• INFORMATION PROVIDED:
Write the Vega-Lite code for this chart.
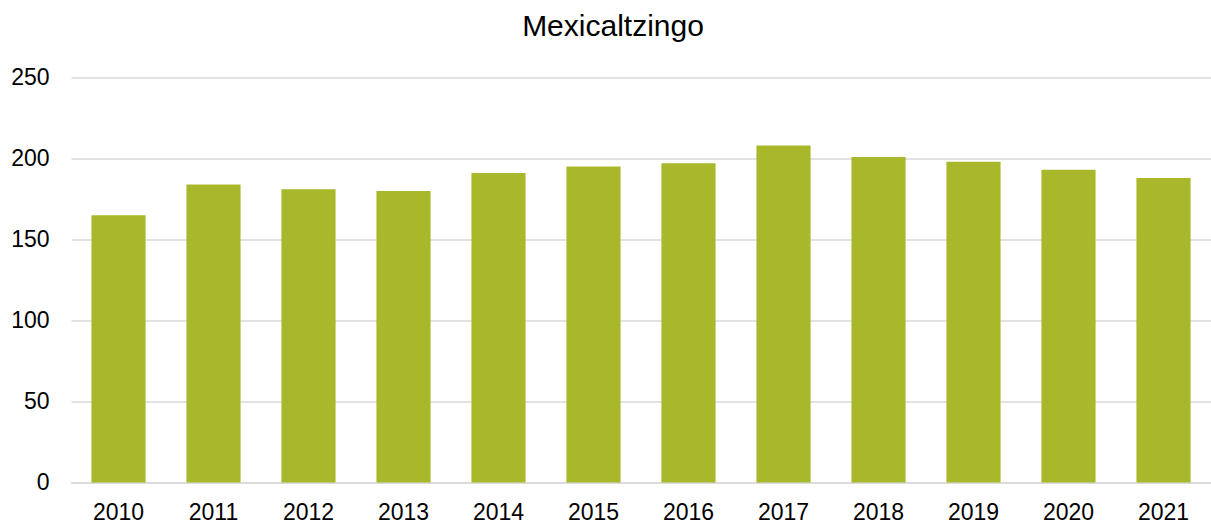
{
  "$schema": "https://vega.github.io/schema/vega-lite/v6.json",
  "width": 1140,
  "height": 405,
  "autosize": {"type": "none"},
  "padding": {"left": 71, "top": 77.5, "right": 0, "bottom": 42.5},
  "background": "white",
  "title": {
    "text": "Mexicaltzingo",
    "anchor": "middle",
    "frame": "group",
    "dx": -28,
    "offset": -5,
    "baseline": "bottom",
    "font": "Liberation Sans",
    "fontSize": 30,
    "fontWeight": "normal",
    "color": "#000000"
  },
  "data": {
    "values": [
      {"year": "2010", "value": 165},
      {"year": "2011", "value": 184},
      {"year": "2012", "value": 181},
      {"year": "2013", "value": 180},
      {"year": "2014", "value": 191},
      {"year": "2015", "value": 195},
      {"year": "2016", "value": 197},
      {"year": "2017", "value": 208},
      {"year": "2018", "value": 201},
      {"year": "2019", "value": 198},
      {"year": "2020", "value": 193},
      {"year": "2021", "value": 188}
    ]
  },
  "mark": {"type": "bar", "color": "#A8B82A"},
  "encoding": {
    "x": {
      "field": "year",
      "type": "nominal",
      "scale": {"paddingInner": 0.43, "paddingOuter": 0.215},
      "axis": {
        "title": null,
        "labelAngle": 0,
        "labelFont": "Liberation Sans",
        "labelFontSize": 23,
        "labelColor": "#000000",
        "labelPadding": 19,
        "labelBaseline": "top",
        "ticks": false,
        "domain": true,
        "domainColor": "#d9d9d9",
        "domainWidth": 1.5,
        "grid": false
      }
    },
    "y": {
      "field": "value",
      "type": "quantitative",
      "scale": {"domain": [0, 250], "nice": false},
      "axis": {
        "title": null,
        "values": [0, 50, 100, 150, 200, 250],
        "labelFont": "Liberation Sans",
        "labelFontSize": 23,
        "labelColor": "#000000",
        "labelPadding": 22,
        "ticks": false,
        "domain": false,
        "grid": true,
        "gridColor": "#d9d9d9",
        "gridWidth": 1.5
      }
    }
  },
  "config": {"view": {"stroke": null}}
}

• DIRECTIONS: Except for the pictures, copy the material above exactly.

• WORKED ANSWER:
Write the Vega-Lite code for this chart.
{
  "$schema": "https://vega.github.io/schema/vega-lite/v6.json",
  "width": 1140,
  "height": 405,
  "autosize": {"type": "none"},
  "padding": {"left": 71, "top": 77.5, "right": 0, "bottom": 42.5},
  "background": "white",
  "title": {
    "text": "Mexicaltzingo",
    "anchor": "middle",
    "frame": "group",
    "dx": -28,
    "offset": -5,
    "baseline": "bottom",
    "font": "Liberation Sans",
    "fontSize": 30,
    "fontWeight": "normal",
    "color": "#000000"
  },
  "data": {
    "values": [
      {"year": "2010", "value": 165},
      {"year": "2011", "value": 184},
      {"year": "2012", "value": 181},
      {"year": "2013", "value": 180},
      {"year": "2014", "value": 191},
      {"year": "2015", "value": 195},
      {"year": "2016", "value": 197},
      {"year": "2017", "value": 208},
      {"year": "2018", "value": 201},
      {"year": "2019", "value": 198},
      {"year": "2020", "value": 193},
      {"year": "2021", "value": 188}
    ]
  },
  "mark": {"type": "bar", "color": "#A8B82A"},
  "encoding": {
    "x": {
      "field": "year",
      "type": "nominal",
      "scale": {"paddingInner": 0.43, "paddingOuter": 0.215},
      "axis": {
        "title": null,
        "labelAngle": 0,
        "labelFont": "Liberation Sans",
        "labelFontSize": 23,
        "labelColor": "#000000",
        "labelPadding": 19,
        "labelBaseline": "top",
        "ticks": false,
        "domain": true,
        "domainColor": "#d9d9d9",
        "domainWidth": 1.5,
        "grid": false
      }
    },
    "y": {
      "field": "value",
      "type": "quantitative",
      "scale": {"domain": [0, 250], "nice": false},
      "axis": {
        "title": null,
        "values": [0, 50, 100, 150, 200, 250],
        "labelFont": "Liberation Sans",
        "labelFontSize": 23,
        "labelColor": "#000000",
        "labelPadding": 22,
        "ticks": false,
        "domain": false,
        "grid": true,
        "gridColor": "#d9d9d9",
        "gridWidth": 1.5
      }
    }
  },
  "config": {"view": {"stroke": null}}
}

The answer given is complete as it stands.